> _DO THIS_
Extract all lines from the data beneath that include the word "React".

-- start of ENTRIES SHOWN --

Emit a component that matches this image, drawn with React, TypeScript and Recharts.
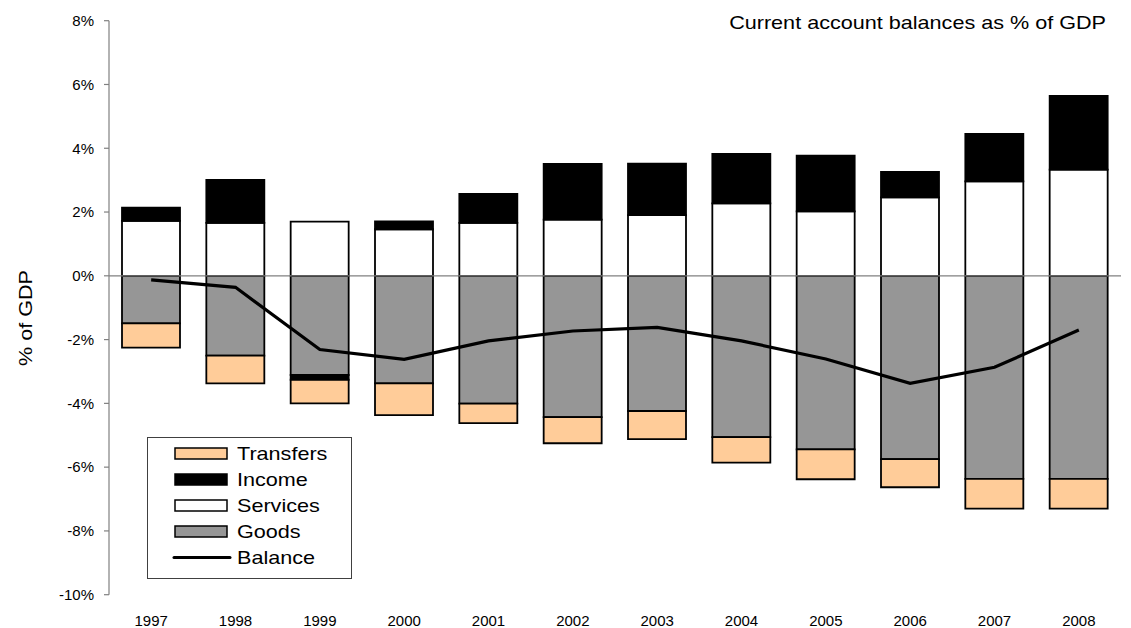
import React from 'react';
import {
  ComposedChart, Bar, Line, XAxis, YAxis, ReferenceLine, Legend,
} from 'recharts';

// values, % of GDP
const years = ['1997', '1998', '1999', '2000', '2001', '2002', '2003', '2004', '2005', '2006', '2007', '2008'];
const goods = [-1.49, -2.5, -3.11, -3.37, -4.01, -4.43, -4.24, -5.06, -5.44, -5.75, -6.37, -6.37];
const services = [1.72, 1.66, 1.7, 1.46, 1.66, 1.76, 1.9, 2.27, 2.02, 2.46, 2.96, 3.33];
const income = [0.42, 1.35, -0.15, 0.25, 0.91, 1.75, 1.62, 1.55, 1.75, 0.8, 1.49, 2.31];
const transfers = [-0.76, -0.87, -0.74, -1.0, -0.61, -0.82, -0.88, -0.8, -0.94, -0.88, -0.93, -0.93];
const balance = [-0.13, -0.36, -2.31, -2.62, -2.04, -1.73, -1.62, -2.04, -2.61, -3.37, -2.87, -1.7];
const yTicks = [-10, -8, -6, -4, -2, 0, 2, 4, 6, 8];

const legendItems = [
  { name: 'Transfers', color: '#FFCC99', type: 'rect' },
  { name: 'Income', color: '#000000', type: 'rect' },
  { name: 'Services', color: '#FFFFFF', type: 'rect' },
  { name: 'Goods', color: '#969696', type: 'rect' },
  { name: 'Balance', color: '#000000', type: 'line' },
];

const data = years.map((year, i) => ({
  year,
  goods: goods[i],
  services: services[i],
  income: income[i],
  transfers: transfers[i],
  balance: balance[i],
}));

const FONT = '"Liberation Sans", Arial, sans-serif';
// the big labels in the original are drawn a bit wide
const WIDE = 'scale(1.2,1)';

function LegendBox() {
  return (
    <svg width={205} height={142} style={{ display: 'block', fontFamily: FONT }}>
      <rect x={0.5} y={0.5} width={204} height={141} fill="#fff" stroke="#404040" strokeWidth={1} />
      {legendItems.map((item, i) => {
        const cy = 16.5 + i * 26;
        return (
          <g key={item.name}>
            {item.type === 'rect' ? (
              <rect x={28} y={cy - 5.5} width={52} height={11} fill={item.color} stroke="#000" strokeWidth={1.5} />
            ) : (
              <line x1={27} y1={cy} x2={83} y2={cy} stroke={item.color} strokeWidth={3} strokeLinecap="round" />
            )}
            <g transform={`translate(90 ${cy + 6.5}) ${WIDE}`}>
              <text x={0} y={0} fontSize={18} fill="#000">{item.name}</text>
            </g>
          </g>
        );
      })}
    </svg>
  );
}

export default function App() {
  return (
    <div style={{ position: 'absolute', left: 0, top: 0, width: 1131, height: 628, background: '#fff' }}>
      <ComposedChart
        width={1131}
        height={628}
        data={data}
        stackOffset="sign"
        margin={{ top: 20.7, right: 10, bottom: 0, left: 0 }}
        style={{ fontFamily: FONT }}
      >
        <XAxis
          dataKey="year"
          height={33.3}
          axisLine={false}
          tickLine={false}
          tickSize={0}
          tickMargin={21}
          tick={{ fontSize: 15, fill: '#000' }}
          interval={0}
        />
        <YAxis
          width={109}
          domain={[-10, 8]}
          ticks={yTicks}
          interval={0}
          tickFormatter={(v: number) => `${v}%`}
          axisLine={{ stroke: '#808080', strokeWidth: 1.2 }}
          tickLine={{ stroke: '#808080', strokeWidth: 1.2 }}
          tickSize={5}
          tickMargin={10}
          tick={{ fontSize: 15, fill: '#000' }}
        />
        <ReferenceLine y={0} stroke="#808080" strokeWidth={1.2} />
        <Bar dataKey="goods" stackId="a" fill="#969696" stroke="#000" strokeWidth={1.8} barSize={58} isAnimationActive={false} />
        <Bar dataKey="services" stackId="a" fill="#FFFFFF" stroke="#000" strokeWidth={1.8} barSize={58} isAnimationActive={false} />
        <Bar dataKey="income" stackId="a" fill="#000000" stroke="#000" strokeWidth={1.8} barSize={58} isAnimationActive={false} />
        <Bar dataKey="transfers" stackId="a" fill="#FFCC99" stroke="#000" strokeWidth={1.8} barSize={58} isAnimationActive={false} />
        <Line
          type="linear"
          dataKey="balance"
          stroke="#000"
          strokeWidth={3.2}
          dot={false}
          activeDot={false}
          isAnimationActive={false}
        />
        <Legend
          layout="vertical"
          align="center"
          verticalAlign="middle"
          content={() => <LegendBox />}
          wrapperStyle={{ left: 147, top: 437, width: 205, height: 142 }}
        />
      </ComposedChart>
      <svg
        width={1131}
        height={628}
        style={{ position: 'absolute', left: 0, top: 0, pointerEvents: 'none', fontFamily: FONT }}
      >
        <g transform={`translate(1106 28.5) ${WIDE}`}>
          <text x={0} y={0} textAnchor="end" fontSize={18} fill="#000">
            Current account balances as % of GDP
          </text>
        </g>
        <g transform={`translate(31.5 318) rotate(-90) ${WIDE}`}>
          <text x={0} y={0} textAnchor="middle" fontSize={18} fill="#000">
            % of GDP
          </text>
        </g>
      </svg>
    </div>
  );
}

-- end of ENTRIES SHOWN --
-- start of ENTRIES SHOWN --

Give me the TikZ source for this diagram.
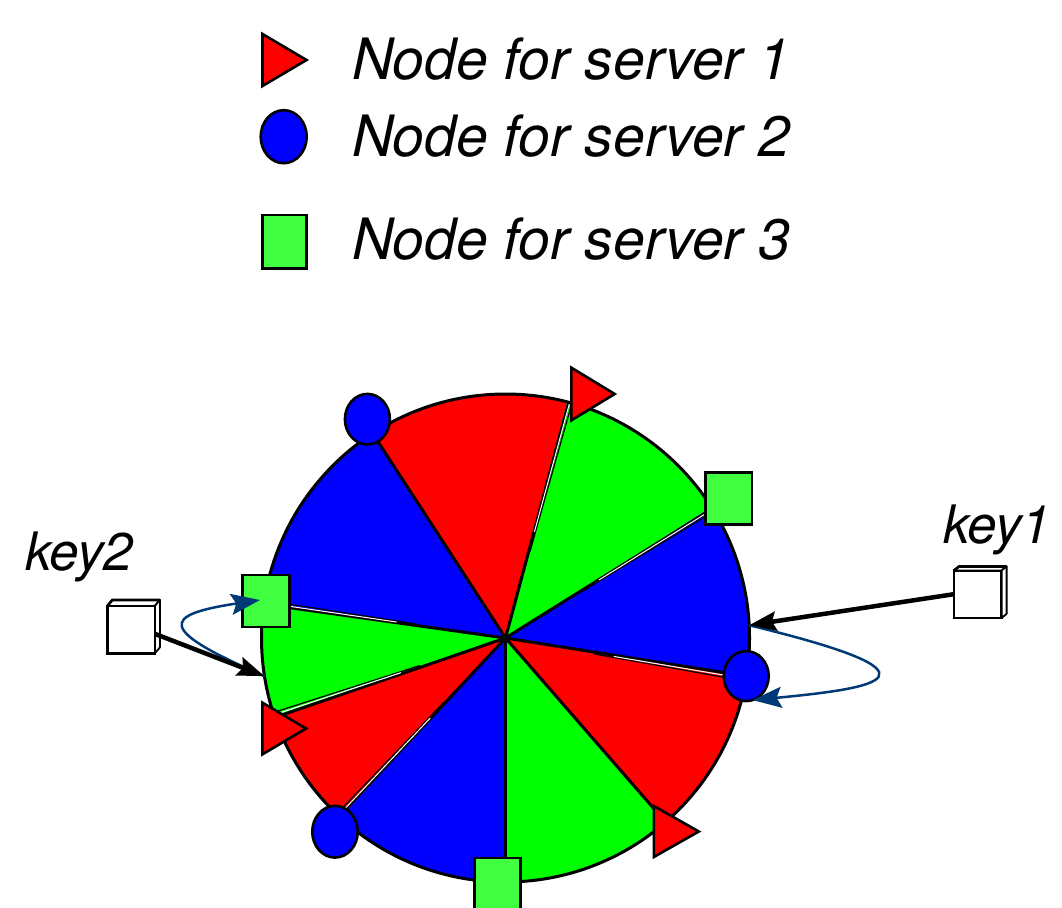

-- end of ENTRIES SHOWN --
-- start of ENTRIES SHOWN --

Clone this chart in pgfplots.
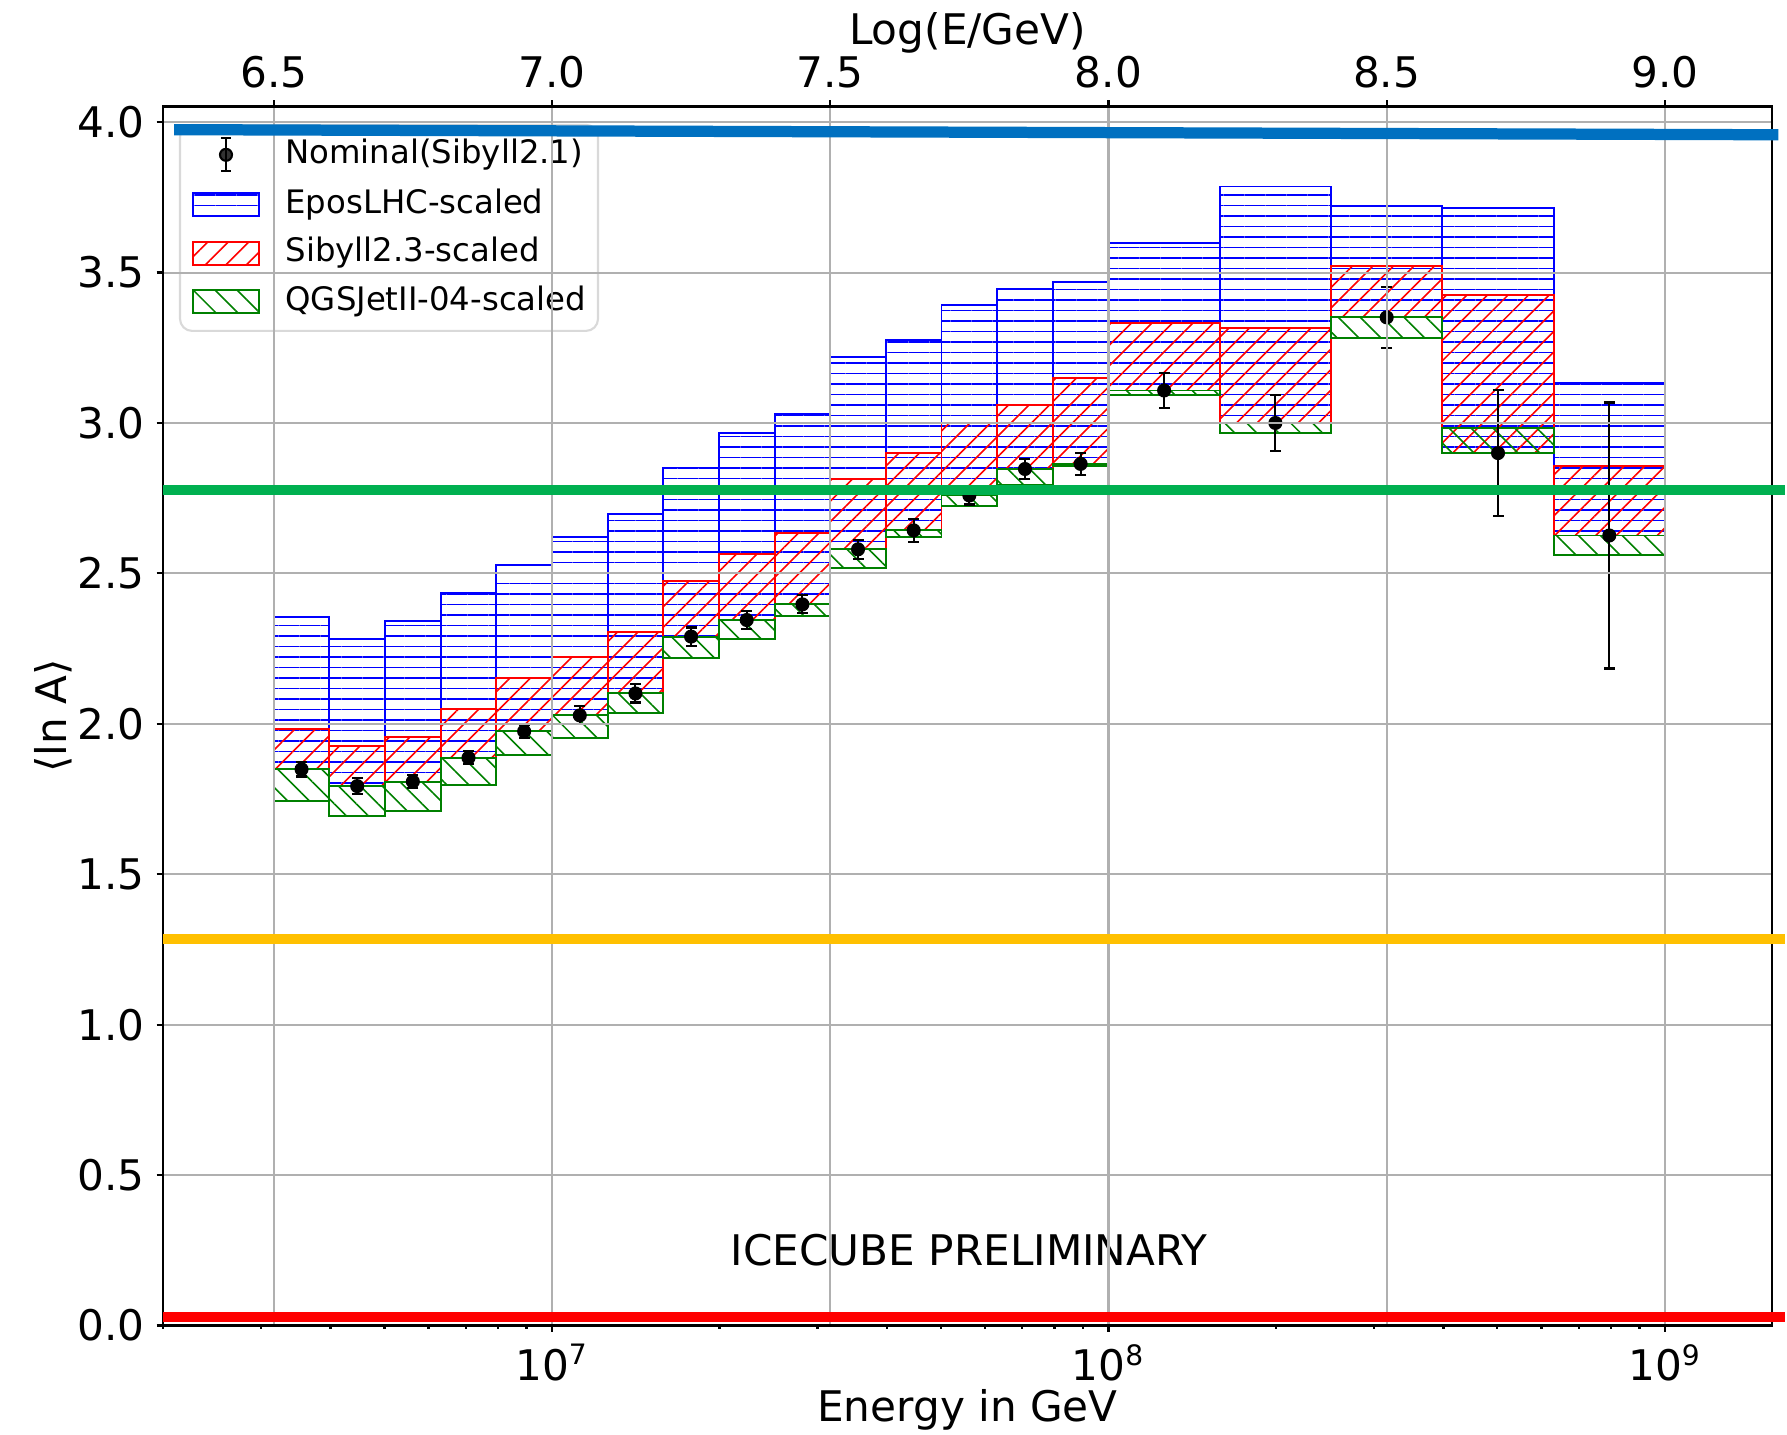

-- end of ENTRIES SHOWN --

> _SOLUTION TO THIS EXERCISE_
Emit a component that matches this image, drawn with React, TypeScript and Recharts.
import React from 'react';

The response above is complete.